## The exercise
Word for word, transcribe the lines below and drop the pictures.
::::
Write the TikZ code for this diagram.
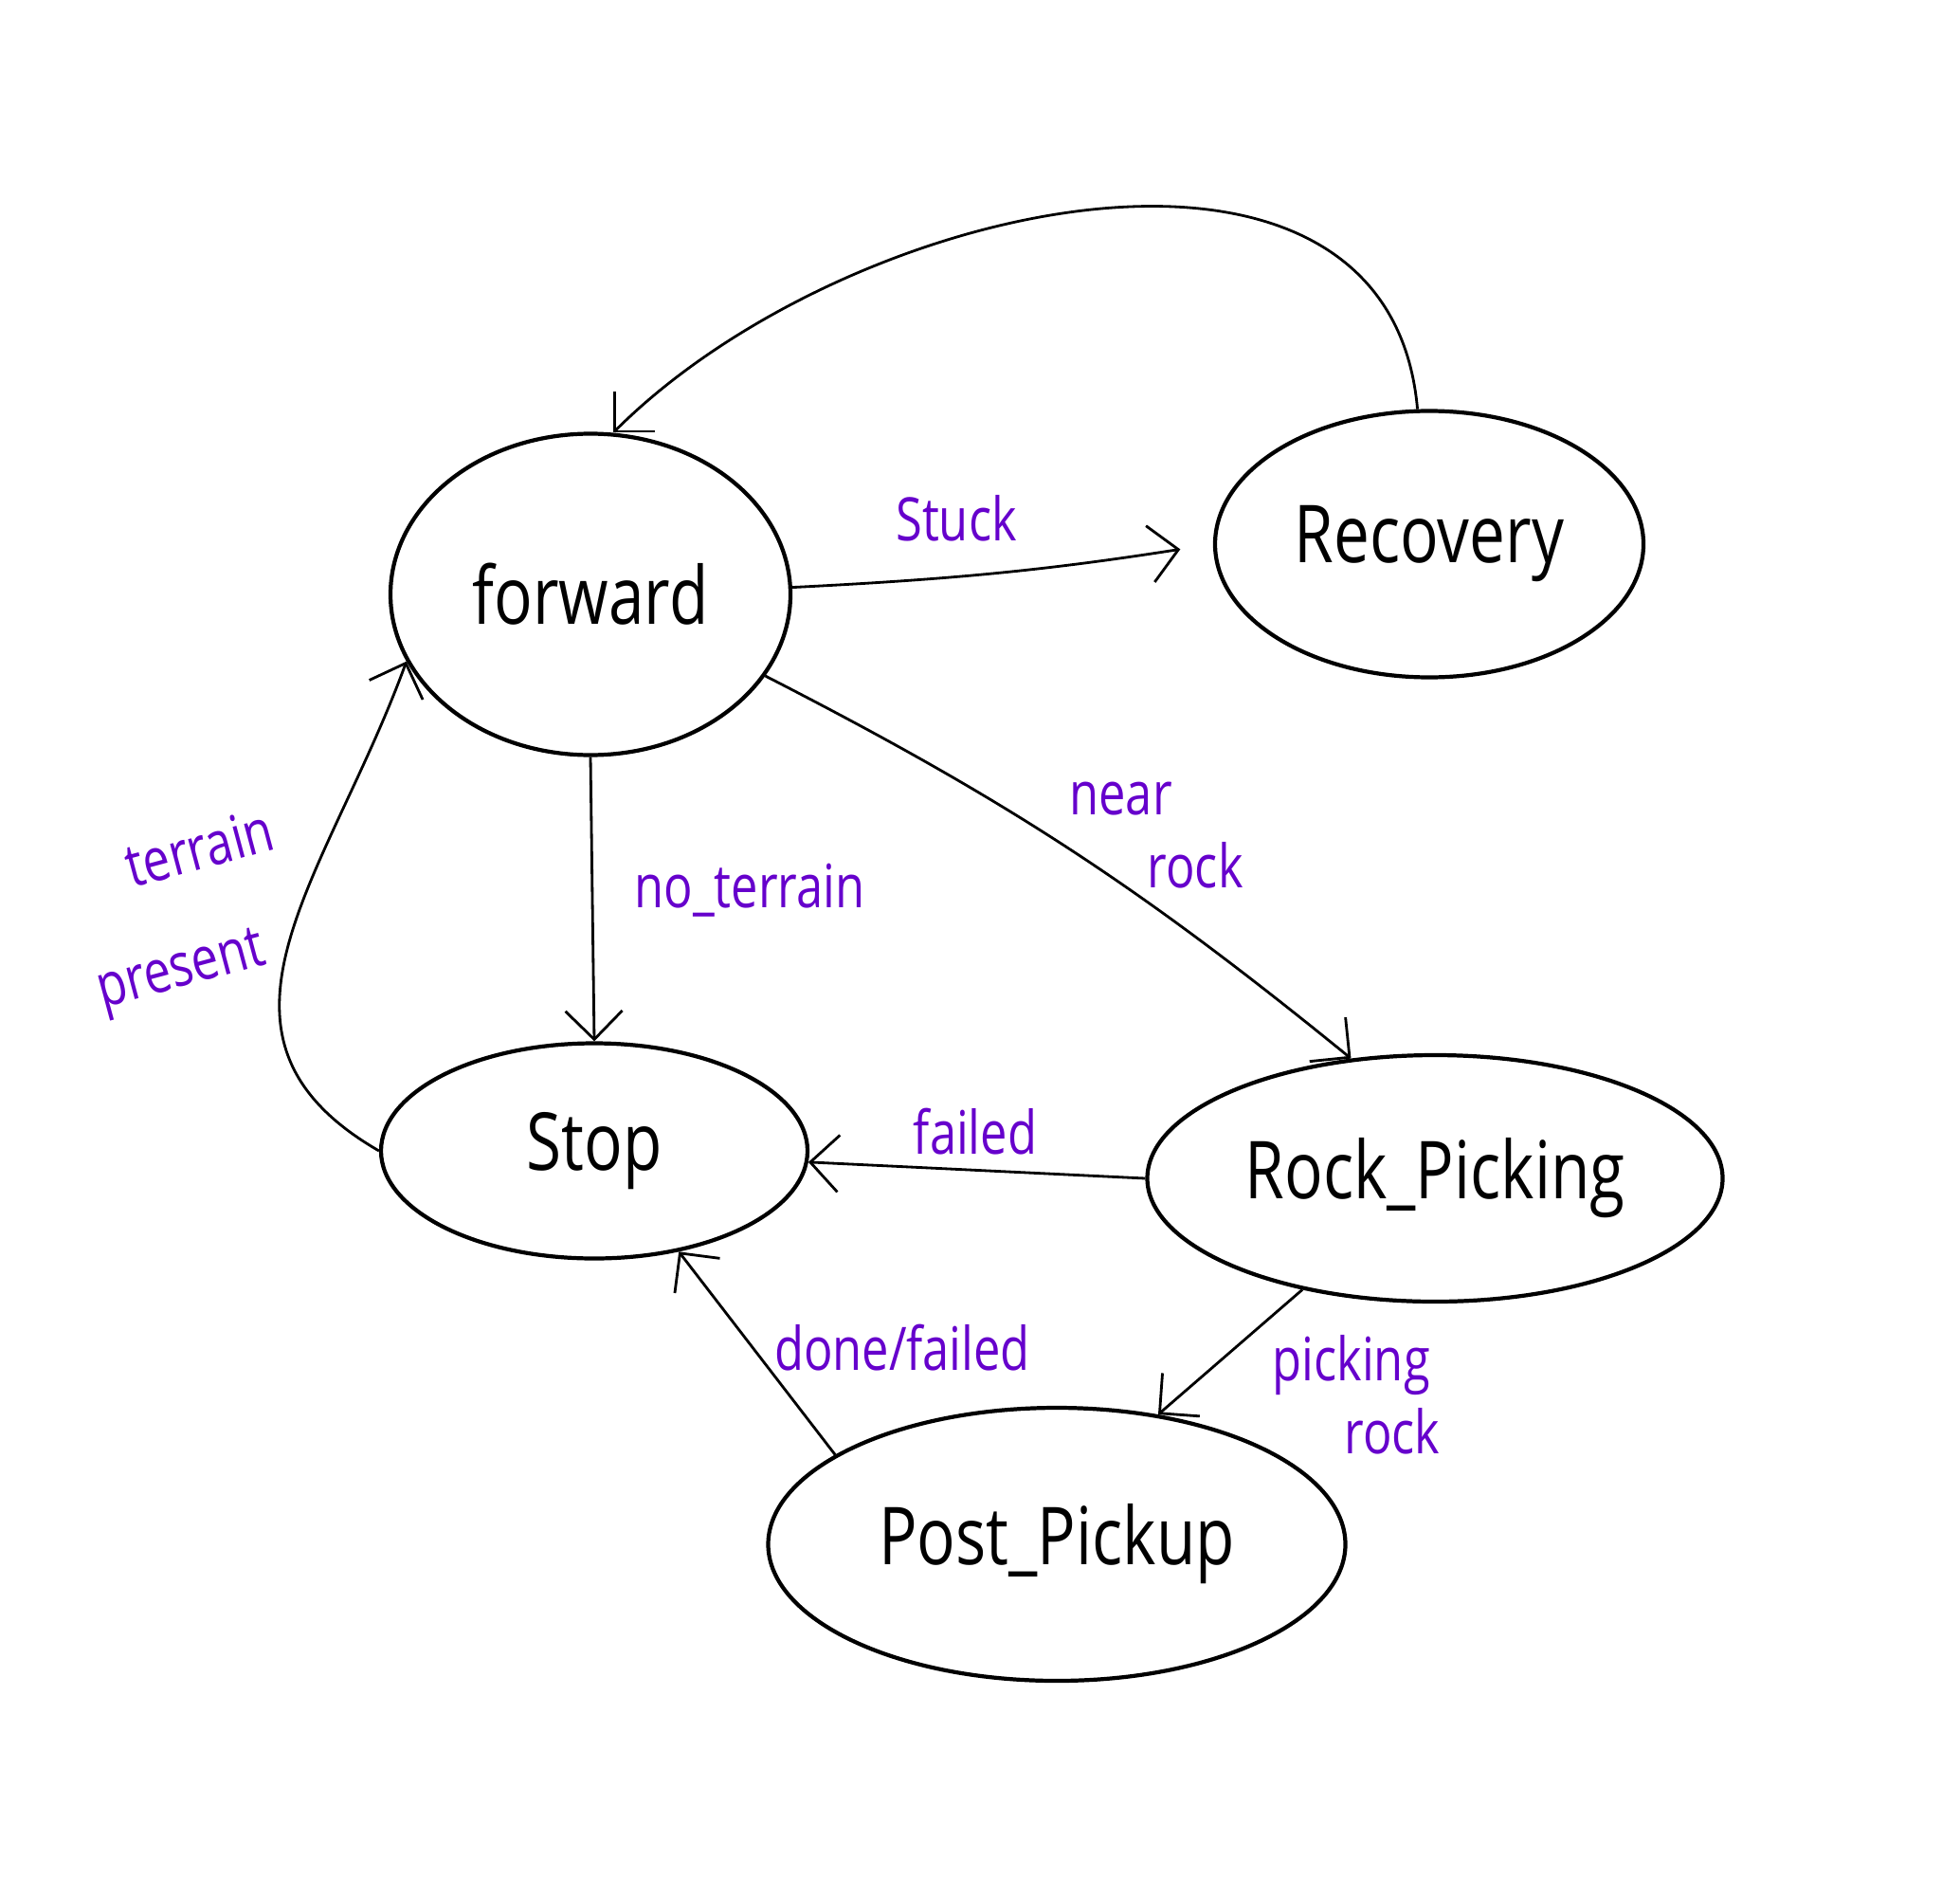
\documentclass[tikz,border=0pt]{standalone}
\usepackage{fontspec}
\setmainfont{Open Sans}
\newfontfamily\handfont[FakeStretch=0.8]{Open Sans}
\usetikzlibrary{shapes.geometric,arrows.meta}
\definecolor{notepurple}{HTML}{6600CC}

\begin{document}
\begin{tikzpicture}[
    state/.style={ellipse, draw, line width=1.2pt, inner sep=0pt, font=\handfont\fontsize{24}{28}\selectfont},
    trans/.style={-{Straight Barb[length=3mm,width=6mm]}, line width=0.8pt},
    cond/.style={text=notepurple, font=\handfont\fontsize{18}{22}\selectfont, align=center}
]
    \useasboundingbox (0,0) rectangle (20.68,19.99);

    % States
    \node[state, minimum width=4.22cm, minimum height=3.39cm] (forward) at (6.23,13.72) {forward};
    \node[state, minimum width=4.52cm, minimum height=2.81cm] (recovery) at (15.08,14.25) {Recovery};
    \node[state, minimum width=4.50cm, minimum height=2.27cm] (stop) at (6.27,7.85) {Stop};
    \node[state, minimum width=6.07cm, minimum height=2.60cm] (rockpick) at (15.14,7.56) {Rock\_Picking};
    \node[state, minimum width=6.09cm, minimum height=2.88cm] (postpick) at (11.15,3.70) {Post\_Pickup};

    % Transitions
    \draw[trans, shorten >=3.5mm] (forward.2) to[bend right=3] (recovery.west);
    \draw[trans] (recovery.95) to[out=95, in=45, looseness=1.05] (forward.82);
    \draw[trans] (forward.south) -- (stop.north);
    \draw[trans] (stop.west) to[out=150, in=250, looseness=1.2] (forward.200);
    \draw[trans] (forward.-25) to[bend left=6] (rockpick.125);
    \draw[trans] (rockpick.west) -- (stop.-3);
    \draw[trans] (rockpick.220) -- (postpick.52);
    \draw[trans] (postpick.158) -- (stop.-50);

    % Conditions
    \node[cond, rotate=15] (terrain) at (2.10,11.05) {terrain};
    \node[cond, rotate=15] (present) at (1.92,9.72) {present};
    \node[cond] (stuck) at (10.09,14.52) {Stuck};
    \node[cond] (noterrain) at (7.91,10.60) {no\_terrain};
    \node[cond, align=left] (nearrock) at (12.20,11.18) {near\\\hspace*{1.3em}rock};
    \node[cond] (failed) at (10.29,8.05) {failed};
    \node[cond, align=left] (picking) at (14.31,5.28) {picking\\\hspace*{1.2em}rock};
    \node[cond] (donefailed) at (9.52,5.77) {done/failed};
\end{tikzpicture}
\end{document}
::::
## Result of the task
Write the TikZ code for this diagram.
\documentclass[tikz,border=0pt]{standalone}
\usepackage{fontspec}
\setmainfont{Open Sans}
\newfontfamily\handfont[FakeStretch=0.8]{Open Sans}
\usetikzlibrary{shapes.geometric,arrows.meta}
\definecolor{notepurple}{HTML}{6600CC}

\begin{document}
\begin{tikzpicture}[
    state/.style={ellipse, draw, line width=1.2pt, inner sep=0pt, font=\handfont\fontsize{24}{28}\selectfont},
    trans/.style={-{Straight Barb[length=3mm,width=6mm]}, line width=0.8pt},
    cond/.style={text=notepurple, font=\handfont\fontsize{18}{22}\selectfont, align=center}
]
    \useasboundingbox (0,0) rectangle (20.68,19.99);

    % States
    \node[state, minimum width=4.22cm, minimum height=3.39cm] (forward) at (6.23,13.72) {forward};
    \node[state, minimum width=4.52cm, minimum height=2.81cm] (recovery) at (15.08,14.25) {Recovery};
    \node[state, minimum width=4.50cm, minimum height=2.27cm] (stop) at (6.27,7.85) {Stop};
    \node[state, minimum width=6.07cm, minimum height=2.60cm] (rockpick) at (15.14,7.56) {Rock\_Picking};
    \node[state, minimum width=6.09cm, minimum height=2.88cm] (postpick) at (11.15,3.70) {Post\_Pickup};

    % Transitions
    \draw[trans, shorten >=3.5mm] (forward.2) to[bend right=3] (recovery.west);
    \draw[trans] (recovery.95) to[out=95, in=45, looseness=1.05] (forward.82);
    \draw[trans] (forward.south) -- (stop.north);
    \draw[trans] (stop.west) to[out=150, in=250, looseness=1.2] (forward.200);
    \draw[trans] (forward.-25) to[bend left=6] (rockpick.125);
    \draw[trans] (rockpick.west) -- (stop.-3);
    \draw[trans] (rockpick.220) -- (postpick.52);
    \draw[trans] (postpick.158) -- (stop.-50);

    % Conditions
    \node[cond, rotate=15] (terrain) at (2.10,11.05) {terrain};
    \node[cond, rotate=15] (present) at (1.92,9.72) {present};
    \node[cond] (stuck) at (10.09,14.52) {Stuck};
    \node[cond] (noterrain) at (7.91,10.60) {no\_terrain};
    \node[cond, align=left] (nearrock) at (12.20,11.18) {near\\\hspace*{1.3em}rock};
    \node[cond] (failed) at (10.29,8.05) {failed};
    \node[cond, align=left] (picking) at (14.31,5.28) {picking\\\hspace*{1.2em}rock};
    \node[cond] (donefailed) at (9.52,5.77) {done/failed};
\end{tikzpicture}
\end{document}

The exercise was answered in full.